While Lemonade doesn’t have sufficient data to reliably test this hypothesis at present, the anecdotal evidence to date is supportive.
“We've had customers after the fact say, ‘Oh, I found a laptop that I thought was stolen. Here's a check for $1,000.’
“A key reason for that, almost inevitably, is [that] the charity is in their head”, says Bixby, emphasising that many of Lemonade’s employees are veterans of the insurance industry. “[It’s] a pretty uncommon practice that someone would give money back to an insurance company, [but] it’s happened over and over and over again.”
More of the same
Surprisingly for a company with disruptive innovation at its core, the future for Lemonade may well be “more of the same”.
This is one of the most distinctive characteristics of Lemonade. According to Bixby, “if you look at our vision, and customer promise and strategic view today [compared to] what it was seven years ago, when the company was founded, the similarity is extraordinary.”

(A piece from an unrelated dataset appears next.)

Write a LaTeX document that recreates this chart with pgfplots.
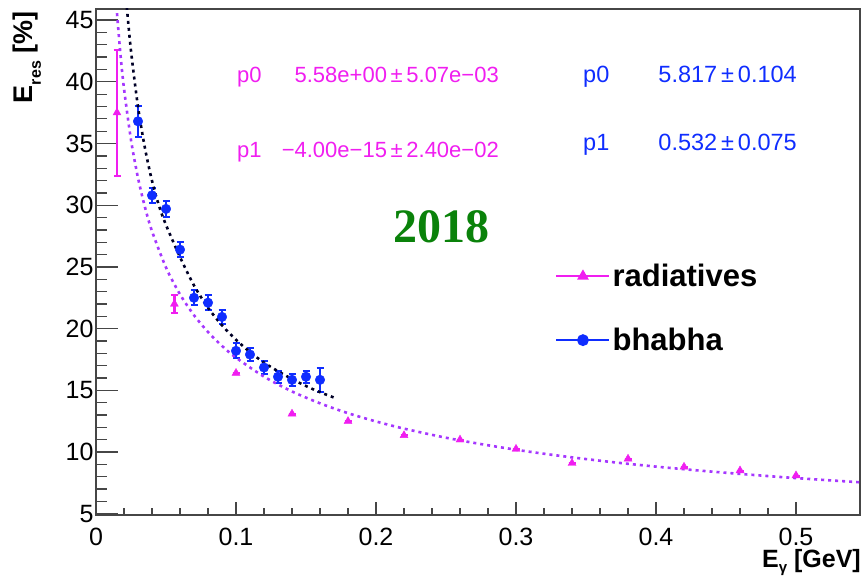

In a world where most technology start-ups take multiple pivots as they grow, staying true to its guns has helped Lemonade achieve its success to date.
“The same is something that we've consistently espoused for a very long time. It’s just that now we have the tools to really execute on it.”
As AI leaps into a new era of efficiency and reliability, and Lemonade’s customer and data bases expand, its offering and capabilities will continue to improve and evolve.